Justice Scalia wrote. Far from revealing only public information, the
heat sensors might disclose intimate details of the home, such as "at
what hour each night the lady of the house takes her daily sauna and
bath." To protect the same amount of privacy in the 21st century that
citizens in the 18th century took for granted, Justice Scalia held the
government should get a warrant before using cutting-edge technology to
obtain information about the interior of a home that, 200 years ago,
would have required a physical intrusion.
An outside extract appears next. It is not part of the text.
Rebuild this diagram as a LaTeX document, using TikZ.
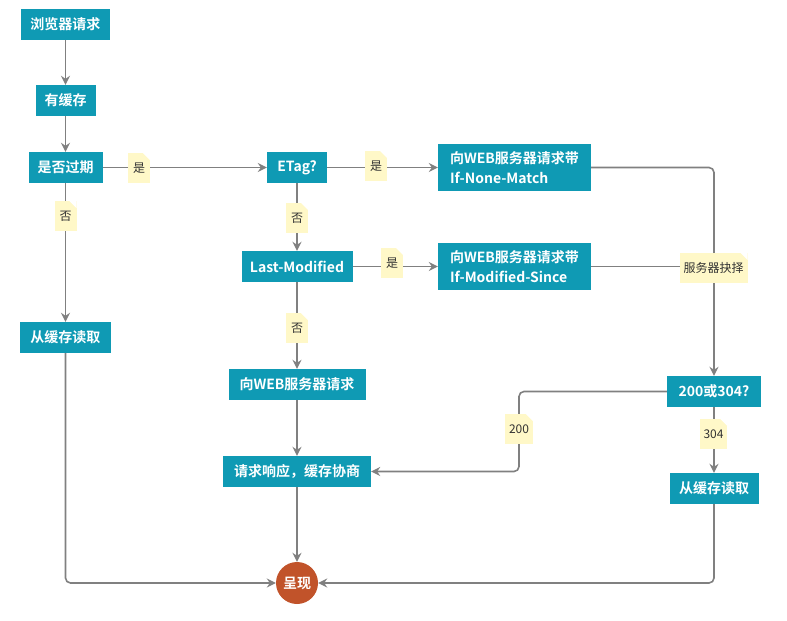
\documentclass[tikz,border=0pt]{standalone}
\usepackage{fontspec}
\setmainfont{Noto Sans CJK SC}[BoldFont={Noto Sans CJK SC Bold}]
\usetikzlibrary{arrows.meta}
\definecolor{boxteal}{HTML}{0F9AB4}
\definecolor{dotred}{HTML}{C1532A}
\definecolor{notey}{HTML}{FFF8C8}
\definecolor{linegray}{HTML}{808080}
\definecolor{textdark}{HTML}{333333}

\begin{document}
\begin{tikzpicture}[x=1pt, y=-1pt,
        box/.style={fill=boxteal, text=white, font=\bfseries\fontsize{14}{20}\selectfont, minimum height=31pt, inner xsep=8pt, inner ysep=0pt},
        twoline/.style={box, align=left, minimum height=47pt, minimum width=153pt},
        note/.style={fill=notey, text=textdark, font=\fontsize{12}{14}\selectfont, minimum height=30pt, minimum width=22pt, inner xsep=4pt, inner ysep=0pt,
            path picture={\fill[white] ([xshift=-7pt]path picture bounding box.north east) -- (path picture bounding box.north east) -- ([yshift=-7pt]path picture bounding box.north east) -- cycle;}},
        line/.style={draw=linegray, line width=1.6pt, rounded corners=5pt},
        arr/.style={line, -{Stealth[length=9pt, width=9pt, inset=3pt]}}]
        \useasboundingbox (0,0) rectangle (787,621);

        % left column
        \node[box, minimum width=89pt] (req) at (65.5,24.5) {浏览器请求};
        \node[box, minimum width=60pt] (has) at (65.5,100.5) {有缓存};
        \node[box, minimum width=74pt] (expire) at (65.5,167.5) {是否过期};
        \node[box, minimum width=91pt] (readl) at (65.5,337.5) {从缓存读取};

        % middle column
        \node[box, minimum width=60pt] (etag) at (297,167.5) {ETag?};
        \node[box, minimum width=111pt] (lastm) at (297,266.5) {Last-Modified};
        \node[box, minimum width=137pt] (webreq) at (297,384.5) {向WEB服务器请求};
        \node[box, minimum width=148pt] (resp) at (297,471.5) {请求响应，缓存协商};
        \node[circle, fill=dotred, text=white, font=\bfseries\fontsize{14}{20}\selectfont, minimum size=42pt, inner sep=0pt] (show) at (297,583) {呈现};

        % right column
        \node[twoline] (inm) at (514.5,167.5) {向WEB服务器请求带\\If-None-Match};
        \node[twoline] (ims) at (514.5,266.5) {向WEB服务器请求带\\If-Modified-Since};
        \node[box, minimum width=94pt] (code) at (714,391.5) {200或304?};
        \node[box, minimum width=89pt] (readr) at (714,488.5) {从缓存读取};

        % connectors
        \draw[arr] (req) -- (has);
        \draw[arr] (has) -- (expire);
        \draw[arr] (expire) -- (etag);
        \draw[arr] (expire) -- (readl);
        \draw[arr] (etag) -- (inm);
        \draw[arr] (etag) -- (lastm);
        \draw[arr] (lastm) -- (ims);
        \draw[arr] (lastm) -- (webreq);
        \draw[arr] (webreq) -- (resp);
        \draw[arr] (resp) -- (show);
        \draw[arr] (inm.east) -| (code.north);
        \draw[line] (ims.east) -- (ims.east -| code.north);
        \coordinate (turn) at (519,0);
        \draw[arr] (code.west) -| (turn |- resp.east) -- (resp.east);
        \draw[arr] (code) -- (readr);
        \draw[arr] (readl.south) |- (show.west);
        \draw[arr] (readr.south) |- (show.east);

        % labels
        \node[note] (yes1) at (139,168) {是};
        \node[note] (no1) at (65.5,216) {否};
        \node[note] (yes2) at (376,166) {是};
        \node[note] (no2) at (297,218) {否};
        \node[note] (yes3) at (392,263) {是};
        \node[note] (no3) at (297,328) {否};
        \node[note] (pick) at (713.5,268) {服务器抉择};
        \node[note] (ok) at (519,429) {200};
        \node[note] (same) at (713.5,434) {304};
\end{tikzpicture}
\end{document}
Justice Scalia has been a consistent defender of the privacy of the home
- -- refusing to allow the police to move a stereo to observe its serial
number, for example. But he is not the only conservative justice devoted
to privacy. Justice Clarence Thomas is the leading advocate for the
privacy of private papers: In the case last year that rejected Ken
Starr's decision to subpoena Webster Hubbell's tax records after
granting him immunity, Justice Thomas wrote a bold concurring opinion
arguing that the Fifth Amendment should protect the content of private
papers, as it was originally understood to do.

Justice Anthony Kennedy is especially concerned about people's privacy
in their cars -- perhaps because of his upbringing in California. And
Justice Sandra Day O'Connor recently wrote a powerful dissenting opinion
in which she argued that the Fourth Amendment should prohibit arrests
for low-level misdemeanors, such as seat-belt offenses, that are
ordinarily punished only by a fine. In all these cases, conservatives
and liberal justices have joined in unexpected alliances, proving that
on the Supreme Court, as on Capitol Hill, privacy is a cross-cutting,
bipartisan issue.

The Kyllo opinion is only the beginning of the court's efforts to
translate the Constitution into a technological age. Justice Scalia held
that surveillance of the home requires a warrant only when the
technology is not generally in public use. As invasive technologies
become more commonplace, the court may have to decide that there are
certain invasions no citizen in a civilized society should endure,
regardless of whether expectations of privacy have been diminished by
technology. And Justice Scalia's opinion is limited to the home, leaving
us vulnerable to the kind of surveillance in public places that
spectators at the Tampa Super Bowl recently experienced: Their faces
were scanned as they entered the stadium and compared with databases of
suspected wrongdoers.

But although Kyllo is only a first step in successfully translating the
original understanding of the Constitution into the electronic age, it
is welcome and long overdue. For this, we have Justice Scalia to thank.